Updating data in lm() calls
Is there is an equivalent to update for the data part of an lm call object? For example, say i have the following model: dd = data.frame(y=rnorm(100),x1=rnorm(100)) Model_all <- lm(formula = y ~ x1, data = dd) Is there a way of operating on the lm object to have the equivalent effect of: Model_1t50 <- lm(formula = y ~ x1, data = dd[1:50,]) I am trying to construct some psudo out of sample forecast tests, and it would be very convenient to have a single lm object and to simply roll the data.
I'm fairly certain that update actually does what you want! example(lm) dat1 <- data.frame(group,weight) lm1 <- lm(weight ~ group, data=dat1) dat2 <- data.frame(group,weight=2*weight) lm2 <- update(lm1,data=dat2) coef(lm1) ##(Intercept) groupTrt ## 5.032 -0.371 coef(lm2) ## (Intercept) groupTrt ## 10.064 -0.742 If you're hoping for an effiency gain from this, you'll be disappointed -- R just substitutes the new arguments and re-evaluates the call (see the code of update.default). But it does make the code a lot cleaner ...

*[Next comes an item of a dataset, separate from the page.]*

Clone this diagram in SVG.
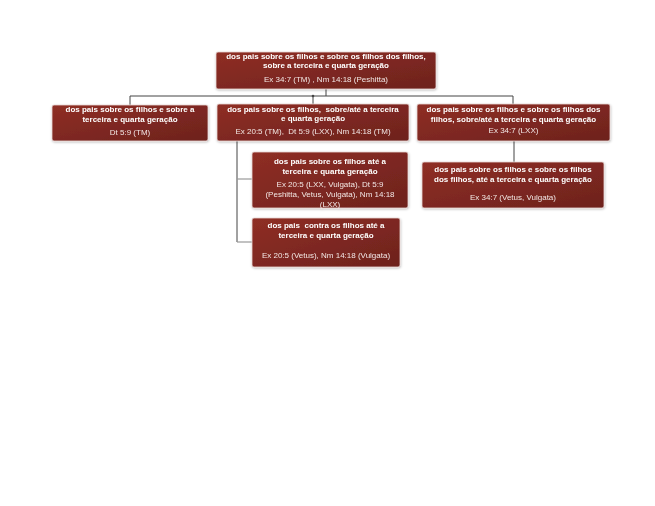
<svg xmlns="http://www.w3.org/2000/svg" width="655" height="506" viewBox="0 0 655 506">
<style>
.box{fill:url(#g);stroke:#e8d8d6;stroke-width:0.8}
.b{font-family:"Liberation Sans",Arial,sans-serif;font-size:8px;font-weight:bold;fill:#ffffff;text-anchor:middle}
.r{font-family:"Liberation Sans",Arial,sans-serif;font-size:8px;fill:#f2e6e4;text-anchor:middle}
.c{fill:none;stroke:#444444;stroke-width:1}
.c2{fill:none;stroke:#999999;stroke-width:1.2}
</style>
<defs>
<linearGradient id="g" x1="0" y1="0" x2="1" y2="1">
<stop offset="0" stop-color="#8f2e25"/>
<stop offset="1" stop-color="#6d221d"/>
</linearGradient>
<filter id="sh" x="-5%" y="-10%" width="110%" height="130%">
<feDropShadow dx="0.5" dy="1" stdDeviation="0.8" flood-color="#000" flood-opacity="0.25"/>
</filter>
</defs>
<rect width="655" height="506" fill="#ffffff"/>
<g id="connectors">
<path class="c" d="M326 89 V96 H130 V105"/>
<path class="c" d="M326 96 H513 V104"/>
<path class="c" d="M313 96 V104"/>
<circle cx="313" cy="96" r="1.3" fill="#444"/>
<path class="c" d="M514 141 V162"/>
<path class="c" d="M237 141 V242"/>
<path class="c2" d="M237 179 H252"/>
<path class="c2" d="M237 242 H252"/>
</g>
<g id="n0" filter="url(#sh)">
<rect class="box" x="216" y="52" width="220" height="37" rx="2"/>
<text class="b" x="326" y="58.5">dos pais sobre os filhos e sobre os filhos dos filhos,</text>
<text class="b" x="326" y="68">sobre a terceira e quarta geração</text>
<text class="r" x="326" y="81.5">Ex 34:7 (TM) , Nm 14:18 (Peshitta)</text>
</g>
<g id="n1" filter="url(#sh)">
<rect class="box" x="52" y="105" width="156" height="36" rx="2"/>
<text class="b" x="130" y="112">dos pais sobre os filhos e sobre a</text>
<text class="b" x="130" y="122">terceira e quarta geração</text>
<text class="r" x="130" y="134.5">Dt 5:9 (TM)</text>
</g>
<g id="n2" filter="url(#sh)">
<rect class="box" x="217" y="104" width="192" height="37" rx="2"/>
<text class="b" x="313" y="111.5" xml:space="preserve">dos pais sobre os filhos,  sobre/até a terceira</text>
<text class="b" x="313" y="121">e quarta geração</text>
<text class="r" x="313" y="134" xml:space="preserve">Ex 20:5 (TM),  Dt 5:9 (LXX), Nm 14:18 (TM)</text>
</g>
<g id="n3" filter="url(#sh)">
<rect class="box" x="417" y="104" width="193" height="37" rx="2"/>
<text class="b" x="513.5" y="112">dos pais sobre os filhos e sobre os filhos dos</text>
<text class="b" x="513.5" y="121.5">filhos, sobre/até a terceira e quarta geração</text>
<text class="r" x="513.5" y="133">Ex 34:7 (LXX)</text>
</g>
<g id="n4" filter="url(#sh)">
<rect class="box" x="252" y="152" width="156" height="56" rx="2"/>
<text class="b" x="330" y="164">dos pais sobre os filhos até a</text>
<text class="b" x="330" y="174">terceira e quarta geração</text>
<text class="r" x="330" y="187">Ex 20:5 (LXX, Vulgata), Dt 5:9</text>
<text class="r" x="330" y="197">(Peshitta, Vetus, Vulgata), Nm 14:18</text>
<text class="r" x="330" y="207">(LXX)</text>
</g>
<g id="n5" filter="url(#sh)">
<rect class="box" x="252" y="218" width="148" height="49" rx="2"/>
<text class="b" x="326" y="227.5" xml:space="preserve">dos pais  contra os filhos até a</text>
<text class="b" x="326" y="237.5">terceira e quarta geração</text>
<text class="r" x="326" y="258">Ex 20:5 (Vetus), Nm 14:18 (Vulgata)</text>
</g>
<g id="n6" filter="url(#sh)">
<rect class="box" x="422" y="162" width="182" height="46" rx="2"/>
<text class="b" x="513" y="171.5">dos pais sobre os filhos e sobre os filhos</text>
<text class="b" x="513" y="181.5">dos filhos, até a terceira e quarta geração</text>
<text class="r" x="513" y="199.5">Ex 34:7 (Vetus, Vulgata)</text>
</g>
</svg>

biglm objects can be updated to include more data, but not less. So you could do this in the opposite order, starting with less data and adding more. See http://cran.r-project.org/web/packages/biglm/biglm.pdf However, I suspect you're interested in parameters estimated for subpopulations (ie if rows 1:50 correspond to level "a" of factor variable factrvar. In this case, you should use interaction in your formula (~factrvar*x1) rather than subsetting to data[1:50,]. Interaction of this type will give different effect estimates for each level of factrvar. This is more efficient than estimating each parameter separately and will constrain any additional parameters (ie, x2 in ~factrvar*x1 + x2) to be the same across values of factrvar--if you estimated the same model multiple times to different subsets, x2 would receive a separate parameter estimate each time.